Старший (Николай) годами был на нелегальном положении, менял фамилии, много раз сидел. После революции стал известным журналистом.
Средний (Моисей), ювелир, устраивал в своей киевской квартире сходки социал-демократов, был под наблюдением полиции. Будущая красавица-жена поставила условие: или я или революция. И они эмигрировали в Париж.
Третий (Насеналь-Александр) был на нелегальном положении в Киеве. Со скоротечной чахоткой попал в больницу. Здесь его и накрыли жандармы, взяли под охрану в палате, сами тайно и похоронили, когда он умер. Отец взял его имя.
А самый младший (Абрам), бывший советский подводник, имея белый билет после аварии на подводной лодке, добровольцем ушел на фронт и погиб под Пулково.
Надо ли говорить после этого о моих политических понятиях. Оглядываясь на предков, я всегда считал, что еще не достоин быть коммунистом.

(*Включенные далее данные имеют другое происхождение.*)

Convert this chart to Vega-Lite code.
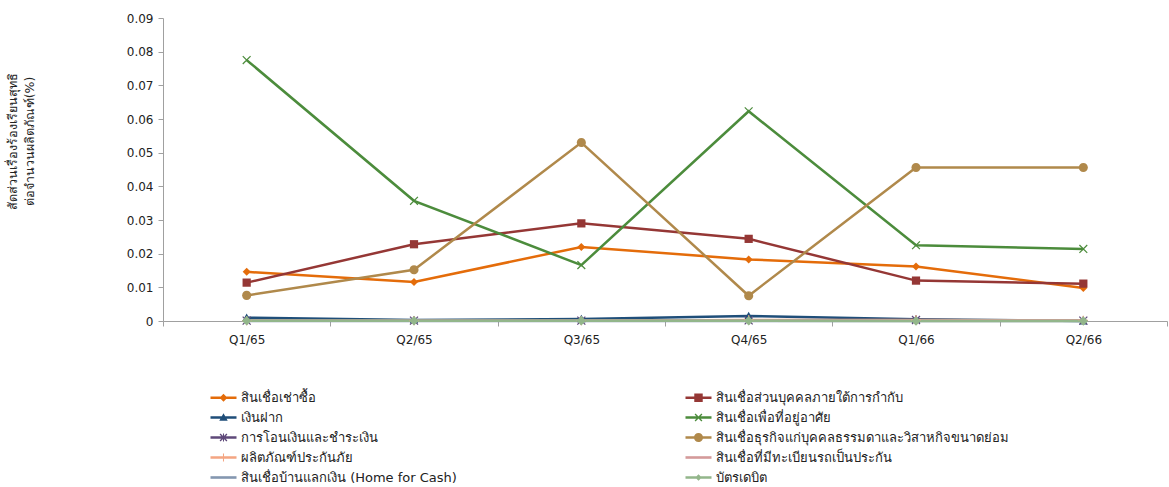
{
  "$schema": "https://vega.github.io/schema/vega-lite/v6.json",
  "autosize": {"type": "none"},
  "padding": {"left": 163, "top": 18, "right": 2, "bottom": 166},
  "width": 1004,
  "height": 303,
  "config": {
    "view": {"stroke": null},
    "font": "DejaVu Sans",
    "axis": {"grid": false, "domainColor": "#a0a0a0", "tickColor": "#a0a0a0", "labelColor": "#222222", "labelFontSize": 12, "tickSize": 5, "labelFont": "DejaVu Sans"}
  },
  "data": {"values": [
    {"q": "Q1/65", "s": "สินเชื่อเช่าซื้อ", "v": 0.0146},
    {"q": "Q2/65", "s": "สินเชื่อเช่าซื้อ", "v": 0.0116},
    {"q": "Q3/65", "s": "สินเชื่อเช่าซื้อ", "v": 0.022},
    {"q": "Q4/65", "s": "สินเชื่อเช่าซื้อ", "v": 0.0183},
    {"q": "Q1/66", "s": "สินเชื่อเช่าซื้อ", "v": 0.0162},
    {"q": "Q2/66", "s": "สินเชื่อเช่าซื้อ", "v": 0.0098},
    {"q": "Q1/65", "s": "สินเชื่อส่วนบุคคลภายใต้การกำกับ", "v": 0.0114},
    {"q": "Q2/65", "s": "สินเชื่อส่วนบุคคลภายใต้การกำกับ", "v": 0.0228},
    {"q": "Q3/65", "s": "สินเชื่อส่วนบุคคลภายใต้การกำกับ", "v": 0.029},
    {"q": "Q4/65", "s": "สินเชื่อส่วนบุคคลภายใต้การกำกับ", "v": 0.0244},
    {"q": "Q1/66", "s": "สินเชื่อส่วนบุคคลภายใต้การกำกับ", "v": 0.012},
    {"q": "Q2/66", "s": "สินเชื่อส่วนบุคคลภายใต้การกำกับ", "v": 0.0111},
    {"q": "Q1/65", "s": "เงินฝาก", "v": 0.001},
    {"q": "Q2/65", "s": "เงินฝาก", "v": 0.0003},
    {"q": "Q3/65", "s": "เงินฝาก", "v": 0.0006},
    {"q": "Q4/65", "s": "เงินฝาก", "v": 0.0015},
    {"q": "Q1/66", "s": "เงินฝาก", "v": 0.0005},
    {"q": "Q2/66", "s": "เงินฝาก", "v": 0.0},
    {"q": "Q1/65", "s": "สินเชื่อเพื่อที่อยู่อาศัย", "v": 0.0775},
    {"q": "Q2/65", "s": "สินเชื่อเพื่อที่อยู่อาศัย", "v": 0.0357},
    {"q": "Q3/65", "s": "สินเชื่อเพื่อที่อยู่อาศัย", "v": 0.0166},
    {"q": "Q4/65", "s": "สินเชื่อเพื่อที่อยู่อาศัย", "v": 0.0623},
    {"q": "Q1/66", "s": "สินเชื่อเพื่อที่อยู่อาศัย", "v": 0.0225},
    {"q": "Q2/66", "s": "สินเชื่อเพื่อที่อยู่อาศัย", "v": 0.0214},
    {"q": "Q1/65", "s": "การโอนเงินและชำระเงิน", "v": 0.0001},
    {"q": "Q2/65", "s": "การโอนเงินและชำระเงิน", "v": 0.0001},
    {"q": "Q3/65", "s": "การโอนเงินและชำระเงิน", "v": 0.0001},
    {"q": "Q4/65", "s": "การโอนเงินและชำระเงิน", "v": 0.0002},
    {"q": "Q1/66", "s": "การโอนเงินและชำระเงิน", "v": 0.0003},
    {"q": "Q2/66", "s": "การโอนเงินและชำระเงิน", "v": 0.0001},
    {"q": "Q1/65", "s": "สินเชื่อธุรกิจแก่บุคคลธรรมดาและวิสาหกิจขนาดย่อม", "v": 0.0076},
    {"q": "Q2/65", "s": "สินเชื่อธุรกิจแก่บุคคลธรรมดาและวิสาหกิจขนาดย่อม", "v": 0.0152},
    {"q": "Q3/65", "s": "สินเชื่อธุรกิจแก่บุคคลธรรมดาและวิสาหกิจขนาดย่อม", "v": 0.053},
    {"q": "Q4/65", "s": "สินเชื่อธุรกิจแก่บุคคลธรรมดาและวิสาหกิจขนาดย่อม", "v": 0.0075},
    {"q": "Q1/66", "s": "สินเชื่อธุรกิจแก่บุคคลธรรมดาและวิสาหกิจขนาดย่อม", "v": 0.0456},
    {"q": "Q2/66", "s": "สินเชื่อธุรกิจแก่บุคคลธรรมดาและวิสาหกิจขนาดย่อม", "v": 0.0456},
    {"q": "Q1/65", "s": "ผลิตภัณฑ์ประกันภัย", "v": 0.0001},
    {"q": "Q2/65", "s": "ผลิตภัณฑ์ประกันภัย", "v": 0.0001},
    {"q": "Q3/65", "s": "ผลิตภัณฑ์ประกันภัย", "v": 0.0001},
    {"q": "Q4/65", "s": "ผลิตภัณฑ์ประกันภัย", "v": 0.0003},
    {"q": "Q1/66", "s": "ผลิตภัณฑ์ประกันภัย", "v": 0.0003},
    {"q": "Q2/66", "s": "ผลิตภัณฑ์ประกันภัย", "v": 0.0002},
    {"q": "Q1/65", "s": "สินเชื่อที่มีทะเบียนรถเป็นประกัน", "v": 0.0001},
    {"q": "Q2/65", "s": "สินเชื่อที่มีทะเบียนรถเป็นประกัน", "v": 0.0001},
    {"q": "Q3/65", "s": "สินเชื่อที่มีทะเบียนรถเป็นประกัน", "v": 0.0001},
    {"q": "Q4/65", "s": "สินเชื่อที่มีทะเบียนรถเป็นประกัน", "v": 0.0001},
    {"q": "Q1/66", "s": "สินเชื่อที่มีทะเบียนรถเป็นประกัน", "v": 0.0001},
    {"q": "Q2/66", "s": "สินเชื่อที่มีทะเบียนรถเป็นประกัน", "v": 0.0001},
    {"q": "Q1/65", "s": "สินเชื่อบ้านแลกเงิน (Home for Cash)", "v": 0.0},
    {"q": "Q2/65", "s": "สินเชื่อบ้านแลกเงิน (Home for Cash)", "v": 0.0},
    {"q": "Q3/65", "s": "สินเชื่อบ้านแลกเงิน (Home for Cash)", "v": 0.0},
    {"q": "Q4/65", "s": "สินเชื่อบ้านแลกเงิน (Home for Cash)", "v": 0.0},
    {"q": "Q1/66", "s": "สินเชื่อบ้านแลกเงิน (Home for Cash)", "v": 0.0},
    {"q": "Q2/66", "s": "สินเชื่อบ้านแลกเงิน (Home for Cash)", "v": 0.0},
    {"q": "Q1/65", "s": "บัตรเดบิต", "v": 0.0001},
    {"q": "Q2/65", "s": "บัตรเดบิต", "v": 0.0001},
    {"q": "Q3/65", "s": "บัตรเดบิต", "v": 0.0001},
    {"q": "Q4/65", "s": "บัตรเดบิต", "v": 0.0001},
    {"q": "Q1/66", "s": "บัตรเดบิต", "v": 0.0},
    {"q": "Q2/66", "s": "บัตรเดบิต", "v": 0.0}
  ]},
  "encoding": {
    "x": {
      "field": "q", "type": "ordinal", "sort": null, "bandPosition": 0.5,
      "scale": {"type": "band", "paddingInner": 0, "paddingOuter": 0},
      "axis": {"title": null, "labelAngle": 0, "tickBand": "extent", "labelPadding": 8}
    },
    "y": {
      "field": "v", "type": "quantitative",
      "scale": {"domain": [0, 0.09], "nice": false, "zero": true},
      "axis": {
        "values": [0, 0.01, 0.02, 0.03, 0.04, 0.05, 0.06, 0.07, 0.08, 0.09],
        "format": ".2~f",
        "labelPadding": 5,
        "title": ["สัดส่วนเรื่องร้องเรียนสุทธิ", "ต่อจำนวนผลิตภัณฑ์(%)"],
        "titleFontSize": 12.5,
        "titleLineHeight": 17,
        "titleFontWeight": "normal",
        "titleColor": "#222222",
        "titleAngle": -90,
        "titleX": -157,
        "titleY": 123,
        "titleBaseline": "top",
        "titleAlign": "center"
      }
    }
  },
  "layer": [
    {
      "mark": {"type": "line", "strokeWidth": 2.5},
      "encoding": {
        "color": {
          "field": "s", "type": "nominal",
          "scale": {
            "domain": ["สินเชื่อเช่าซื้อ", "สินเชื่อส่วนบุคคลภายใต้การกำกับ", "เงินฝาก", "สินเชื่อเพื่อที่อยู่อาศัย", "การโอนเงินและชำระเงิน", "สินเชื่อธุรกิจแก่บุคคลธรรมดาและวิสาหกิจขนาดย่อม", "ผลิตภัณฑ์ประกันภัย", "สินเชื่อที่มีทะเบียนรถเป็นประกัน", "สินเชื่อบ้านแลกเงิน (Home for Cash)", "บัตรเดบิต"],
            "range": ["#e46c0a", "#953735", "#1f4e79", "#4c8c3c", "#5f497a", "#b0894b", "#f4a582", "#d49a9a", "#8497b0", "#93b68b"]
          },
          "legend": {
            "title": null,
            "orient": "none",
            "direction": "horizontal",
            "legendX": 54,
            "legendY": 373,
            "columns": 2,
            "columnPadding": 228,
            "rowPadding": 6,
            "labelFontSize": 13,
            "labelFont": "DejaVu Sans",
            "labelColor": "#222222",
            "labelLimit": 500,
            "labelOffset": 11,
            "symbolSize": 169,
            "encode": {
              "symbols": {
                "update": {
                  "fill": {"scale": "color", "field": "value"},
                  "strokeWidth": {"value": 0},
                  "shape": {"signal": "['M-2,-0.2H2V0.2H-2Z M0,-0.6L0.6,0L0,0.6L-0.6,0Z', 'M-2,-0.2H2V0.2H-2Z M-0.65,-0.65H0.65V0.65H-0.65Z', 'M-2,-0.2H2V0.2H-2Z M0,-0.65L0.65,0.5H-0.65Z', 'M-2,-0.2H2V0.2H-2Z M-0.6,-0.45L-0.45,-0.6L0.6,0.45L0.45,0.6Z M0.45,-0.6L0.6,-0.45L-0.45,0.6L-0.6,0.45Z', 'M-2,-0.2H2V0.2H-2Z M-0.6,-0.45L-0.45,-0.6L0.6,0.45L0.45,0.6Z M0.45,-0.6L0.6,-0.45L-0.45,0.6L-0.6,0.45Z M-0.08,-0.6H0.08V0.6H-0.08Z', 'M-2,-0.2H2V0.2H-2Z M-0.7,0A0.7,0.7 0 1,1 0.7,0A0.7,0.7 0 1,1 -0.7,0Z', 'M-2,-0.2H2V0.2H-2Z M-0.08,-0.6H0.08V0.6H-0.08Z', 'M-2,-0.2H2V0.2H-2Z', 'M-2,-0.2H2V0.2H-2Z', 'M-2,-0.2H2V0.2H-2Z M0,-0.5L0.5,0L0,0.5L-0.5,0Z'][indexof(['สินเชื่อเช่าซื้อ', 'สินเชื่อส่วนบุคคลภายใต้การกำกับ', 'เงินฝาก', 'สินเชื่อเพื่อที่อยู่อาศัย', 'การโอนเงินและชำระเงิน', 'สินเชื่อธุรกิจแก่บุคคลธรรมดาและวิสาหกิจขนาดย่อม', 'ผลิตภัณฑ์ประกันภัย', 'สินเชื่อที่มีทะเบียนรถเป็นประกัน', 'สินเชื่อบ้านแลกเงิน (Home for Cash)', 'บัตรเดบิต'], datum.value)]"}
                }
              }
            }
          }
        }
      }
    },
    {
      "transform": [{"filter": {"not": {"field": "s", "oneOf": ["สินเชื่อที่มีทะเบียนรถเป็นประกัน", "สินเชื่อบ้านแลกเงิน (Home for Cash)"]}}}],
      "mark": {"type": "point", "filled": true, "opacity": 1},
      "encoding": {
        "color": {"field": "s", "type": "nominal", "legend": null},
        "shape": {
          "field": "s", "type": "nominal", "legend": null,
          "scale": {
            "domain": ["สินเชื่อเช่าซื้อ", "สินเชื่อส่วนบุคคลภายใต้การกำกับ", "เงินฝาก", "สินเชื่อเพื่อที่อยู่อาศัย", "การโอนเงินและชำระเงิน", "สินเชื่อธุรกิจแก่บุคคลธรรมดาและวิสาหกิจขนาดย่อม", "ผลิตภัณฑ์ประกันภัย", "บัตรเดบิต"],
            "range": ["M0,-1L1,0L0,1L-1,0Z", "M-1,-1H1V1H-1Z", "M0,-1L1,0.8H-1Z", "M-1,-0.8L-0.8,-1L1,0.8L0.8,1Z M0.8,-1L1,-0.8L-0.8,1L-1,0.8Z", "M-1,-0.8L-0.8,-1L1,0.8L0.8,1Z M0.8,-1L1,-0.8L-0.8,1L-1,0.8Z M-0.14,-1H0.14V1H-0.14Z", "M-1,0A1,1 0 1,1 1,0A1,1 0 1,1 -1,0Z", "M-0.14,-1H0.14V1H-0.14Z M-1,-0.14H1V0.14H-1Z", "M0,-1L1,0L0,1L-1,0Z"]
          }
        },
        "size": {
          "field": "s", "type": "nominal", "legend": null,
          "scale": {
            "domain": ["สินเชื่อเช่าซื้อ", "สินเชื่อส่วนบุคคลภายใต้การกำกับ", "เงินฝาก", "สินเชื่อเพื่อที่อยู่อาศัย", "การโอนเงินและชำระเงิน", "สินเชื่อธุรกิจแก่บุคคลธรรมดาและวิสาหกิจขนาดย่อม", "ผลิตภัณฑ์ประกันภัย", "บัตรเดบิต"],
            "range": [64, 90, 80, 80, 70, 120, 70, 50]
          }
        }
      }
    }
  ]
}
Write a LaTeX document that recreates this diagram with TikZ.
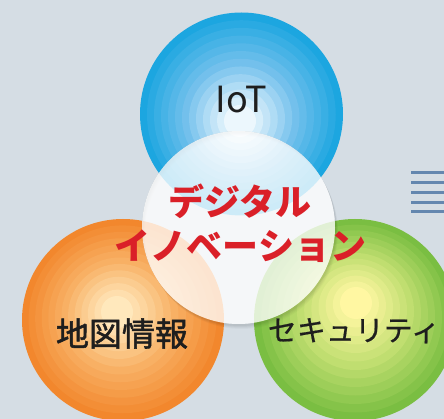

Мама, на моей памяти, еще до войны работала врачом в колонии.
Казалось бы, четкая сторона баррикады.
Это с одной стороны. А с другой…
О среднем брате отца в семье ни слова: ведь это «родственник за границей». Связей никаких.
Со старшим и того хуже: «враг народа», сидел с 1937 года по 1956.
Мама врач, врач санитарный, а работала терапевтом в госпиталях в Сиблаге и Ростове. К слову, она и во время войны была завотделением в эвакогоспитале. И неплохо работала. Сейчас по документам я увидел: она окончила Новосибирский мединститут в июле 1935 года, а на дипломе от руки приписано: выдано в августе 1937. Только через два года! А пока, работай, куда пошлют. Послали в госпиталь Сиблага. Попробуй, откажись! Потребовалось год времени и два переезда в Ростов-на-Дону и Краснодар, чтобы вырваться из этой системы.
Я немало думал об этом и вот что понял.
Во-первых, работала она там не по своей воле.
Во-вторых, читая тех же Солженицына и, особенно, Шмелева, становится ясно: врач в этой системе был едва ли ни единственным светом в окошке для заключенного. В-третьих, в очень редких её рассказах о той поре я помню в адрес заключенных всегда тон сочувствия, и даже восхищения их умом, талантами, знаниями. Уж точно – не осуждение. Наконец, мама не раз брала меня с собой в
Мои родители Ида Яковлевна и Александр Ефимович Верные
колонию под Ростовом у Россельмаша. Я играл там со сверстником, сыном кого-то из заключенных. Торчал в сапожной мастерской, мне было очень интересно. Вряд ли она решилась бы на такое, если бы там была атмосфера враждебности к ней. Наоборот, много лет у нас в семье были подарки маме тех лет: красочные фигурки нищих старика и старухи, вылепленные из хлебного мякиша и вышивка на подушечке: на черном бархате ярко желтый паук в паутине.
Нет, ни мне, ни моим детям, ни внукам не должно быть стыдно за моих родителей.
Пятый параграф
Я рос в русской среде. Томск, Новосибирск, Ростов, Краснодар, Южно-Сахалинск, Ленинград. В семье – ни еврейских обычаев, ни языка, «идиш» звучал только в случае секретов от меня. Все друзья – русские. И паспорт получил с §5 – «русский». Кончил школу на Сахалине, поступил в Ленинградский Политехнический институт. Был нормальным комсомольцем, два срока отработал в стройотряде. Учился неплохо, бывало, получал повышенную стипендию.
Но… Уже на четвертом курсе в 1953 году шел я из института в общежитие. Мой путь лежал мимо разъезда Кушелевка через парк Лесной академии. Где-то в безлюдном месте увидел на стенде газету: «Врачи-убийцы». И сплошь еврейские фамилии. Меня как ошпарило! На следующий день отнес в милицию заявление: «Прошу исправить §5». Там очень сильно удивились, даже пытались отговорить. Я настоял.